======== Supplied material ========
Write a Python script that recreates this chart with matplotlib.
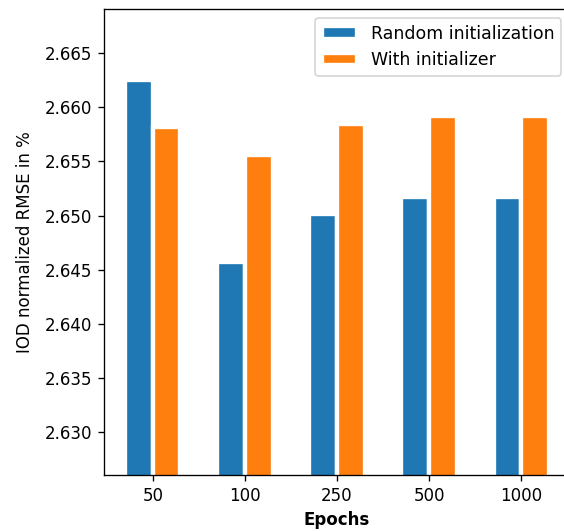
import numpy as np
import matplotlib
matplotlib.use("Agg")
import matplotlib.pyplot as plt

epochs = ["50", "100", "250", "500", "1000"]
random_init = [2.6625, 2.6457, 2.6501, 2.6517, 2.6517]
with_init = [2.6582, 2.6556, 2.6585, 2.6592, 2.6592]

fig = plt.figure(figsize=(4.7, 4.425), dpi=120)
ax = fig.add_axes([104 / 564, 1 - 475 / 531, (570 - 104) / 564, (475 - 9) / 531])

x = np.arange(len(epochs))
width = 0.3
ax.bar(x - width / 2, random_init, width, color="#1f77b4", edgecolor="white",
       linewidth=2.6, label="Random initialization")
ax.bar(x + width / 2, with_init, width, color="#ff7f0e", edgecolor="white",
       linewidth=2.6, label="With initializer")

ax.set_xticks(x)
ax.set_xticklabels(epochs)
ax.set_ylim(2.626, 2.6691)
ax.set_yticks([2.630, 2.635, 2.640, 2.645, 2.650, 2.655, 2.660, 2.665])
ax.set_xlabel("Epochs", fontweight="bold")
ax.set_ylabel("IOD normalized RMSE in %", labelpad=6.5)
ax.spines["right"].set_visible(False)
ax.legend(loc="upper right", fontsize=10.4)

fig.savefig("out.png", dpi=120)
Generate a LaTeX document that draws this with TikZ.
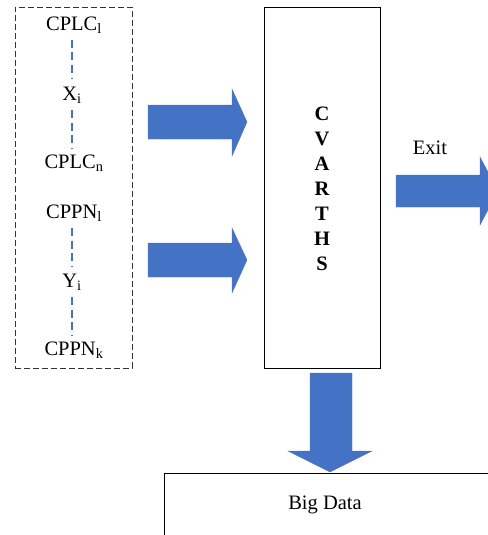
\documentclass[tikz,border=0pt]{standalone}
\usepackage{fontspec}
\setmainfont{Liberation Serif}
\definecolor{arrowblue}{HTML}{4472C4}
\begin{document}
\begin{tikzpicture}[x=1pt,y=-1pt,
  lbl/.style={font=\fontsize{20.5}{24}\selectfont, inner sep=1pt},
  bluedash/.style={draw=arrowblue, line width=1.2pt, dash pattern=on 8pt off 4.5pt},
  blockarrow/.style={fill=arrowblue, draw=arrowblue!70!gray, line width=0.4pt},
  boxline/.style={draw=black, line width=0.8pt}]
\useasboundingbox (0,0) rectangle (487,535);
% dashed input group
\node[draw=black!80, line width=0.8pt, dash pattern=on 6pt off 3pt, minimum width=117pt, minimum height=361pt, inner sep=0pt] (grp) at (73.5,187.5) {};
\node[lbl] (c1) at (74,25) {CPLC\textsubscript{l}};
\node[lbl] (xi) at (72,95) {X\textsubscript{i}};
\node[lbl] (cn) at (74,163) {CPLC\textsubscript{n}};
\node[lbl] (p1) at (74,213) {CPPN\textsubscript{l}};
\node[lbl] (yi) at (72,282) {Y\textsubscript{i}};
\node[lbl] (pk) at (74,350) {CPPN\textsubscript{k}};
\coordinate (d1a) at (72,40); \coordinate (d1b) at (72,79);
\coordinate (d2a) at (72,110); \coordinate (d2b) at (72,148);
\coordinate (d3a) at (72,228); \coordinate (d3b) at (72,266);
\coordinate (d4a) at (72,297); \coordinate (d4b) at (72,335);
\draw[bluedash] (d1a) -- (d1b);
\draw[bluedash] (d2a) -- (d2b);
\draw[bluedash] (d3a) -- (d3b);
\draw[bluedash] (d4a) -- (d4b);
% main box
\node[boxline, draw, minimum width=116pt, minimum height=361pt, inner sep=0pt] (cv) at (322.5,187.5) {};
\node[font=\fontsize{20.5}{25}\selectfont\bfseries, align=center, inner sep=0pt] (cvt) at (322,189) {C\\V\\A\\R\\T\\H\\S};
% input arrows
\draw[blockarrow] (148,105) -- (232,105) -- (232,89) -- (247,122) -- (232,156) -- (232,139) -- (148,139) -- cycle;
\draw[blockarrow] (148,243) -- (232,243) -- (232,228) -- (247,260) -- (232,293) -- (232,277) -- (148,277) -- cycle;
% exit arrow
\node[lbl] (exit) at (430,148) {Exit};
\draw[blockarrow] (396,175) -- (480,175) -- (480,157) -- (498,191) -- (480,225) -- (480,207) -- (396,207) -- cycle;
% down arrow
\draw[blockarrow] (310,373) -- (352,373) -- (352,451) -- (372,451) -- (330,472) -- (288,451) -- (310,451) -- cycle;
% big data box
\coordinate (bdl) at (164,540);
\coordinate (bdc) at (164,473);
\coordinate (bdr) at (492,473);
\draw[boxline] (bdl) -- (bdc) -- (bdr);
\node[lbl] (bd) at (325,505) {Big Data};
\end{tikzpicture}
\end{document}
========
__Instruction__.
Leave the pictures out, and transcribe each of the records exactly.

__Full output__.
Write a Python script that recreates this chart with matplotlib.
import numpy as np
import matplotlib
matplotlib.use("Agg")
import matplotlib.pyplot as plt

epochs = ["50", "100", "250", "500", "1000"]
random_init = [2.6625, 2.6457, 2.6501, 2.6517, 2.6517]
with_init = [2.6582, 2.6556, 2.6585, 2.6592, 2.6592]

fig = plt.figure(figsize=(4.7, 4.425), dpi=120)
ax = fig.add_axes([104 / 564, 1 - 475 / 531, (570 - 104) / 564, (475 - 9) / 531])

x = np.arange(len(epochs))
width = 0.3
ax.bar(x - width / 2, random_init, width, color="#1f77b4", edgecolor="white",
       linewidth=2.6, label="Random initialization")
ax.bar(x + width / 2, with_init, width, color="#ff7f0e", edgecolor="white",
       linewidth=2.6, label="With initializer")

ax.set_xticks(x)
ax.set_xticklabels(epochs)
ax.set_ylim(2.626, 2.6691)
ax.set_yticks([2.630, 2.635, 2.640, 2.645, 2.650, 2.655, 2.660, 2.665])
ax.set_xlabel("Epochs", fontweight="bold")
ax.set_ylabel("IOD normalized RMSE in %", labelpad=6.5)
ax.spines["right"].set_visible(False)
ax.legend(loc="upper right", fontsize=10.4)

fig.savefig("out.png", dpi=120)
Generate a LaTeX document that draws this with TikZ.
\documentclass[tikz,border=0pt]{standalone}
\usepackage{fontspec}
\setmainfont{Liberation Serif}
\definecolor{arrowblue}{HTML}{4472C4}
\begin{document}
\begin{tikzpicture}[x=1pt,y=-1pt,
  lbl/.style={font=\fontsize{20.5}{24}\selectfont, inner sep=1pt},
  bluedash/.style={draw=arrowblue, line width=1.2pt, dash pattern=on 8pt off 4.5pt},
  blockarrow/.style={fill=arrowblue, draw=arrowblue!70!gray, line width=0.4pt},
  boxline/.style={draw=black, line width=0.8pt}]
\useasboundingbox (0,0) rectangle (487,535);
% dashed input group
\node[draw=black!80, line width=0.8pt, dash pattern=on 6pt off 3pt, minimum width=117pt, minimum height=361pt, inner sep=0pt] (grp) at (73.5,187.5) {};
\node[lbl] (c1) at (74,25) {CPLC\textsubscript{l}};
\node[lbl] (xi) at (72,95) {X\textsubscript{i}};
\node[lbl] (cn) at (74,163) {CPLC\textsubscript{n}};
\node[lbl] (p1) at (74,213) {CPPN\textsubscript{l}};
\node[lbl] (yi) at (72,282) {Y\textsubscript{i}};
\node[lbl] (pk) at (74,350) {CPPN\textsubscript{k}};
\coordinate (d1a) at (72,40); \coordinate (d1b) at (72,79);
\coordinate (d2a) at (72,110); \coordinate (d2b) at (72,148);
\coordinate (d3a) at (72,228); \coordinate (d3b) at (72,266);
\coordinate (d4a) at (72,297); \coordinate (d4b) at (72,335);
\draw[bluedash] (d1a) -- (d1b);
\draw[bluedash] (d2a) -- (d2b);
\draw[bluedash] (d3a) -- (d3b);
\draw[bluedash] (d4a) -- (d4b);
% main box
\node[boxline, draw, minimum width=116pt, minimum height=361pt, inner sep=0pt] (cv) at (322.5,187.5) {};
\node[font=\fontsize{20.5}{25}\selectfont\bfseries, align=center, inner sep=0pt] (cvt) at (322,189) {C\\V\\A\\R\\T\\H\\S};
% input arrows
\draw[blockarrow] (148,105) -- (232,105) -- (232,89) -- (247,122) -- (232,156) -- (232,139) -- (148,139) -- cycle;
\draw[blockarrow] (148,243) -- (232,243) -- (232,228) -- (247,260) -- (232,293) -- (232,277) -- (148,277) -- cycle;
% exit arrow
\node[lbl] (exit) at (430,148) {Exit};
\draw[blockarrow] (396,175) -- (480,175) -- (480,157) -- (498,191) -- (480,225) -- (480,207) -- (396,207) -- cycle;
% down arrow
\draw[blockarrow] (310,373) -- (352,373) -- (352,451) -- (372,451) -- (330,472) -- (288,451) -- (310,451) -- cycle;
% big data box
\coordinate (bdl) at (164,540);
\coordinate (bdc) at (164,473);
\coordinate (bdr) at (492,473);
\draw[boxline] (bdl) -- (bdc) -- (bdr);
\node[lbl] (bd) at (325,505) {Big Data};
\end{tikzpicture}
\end{document}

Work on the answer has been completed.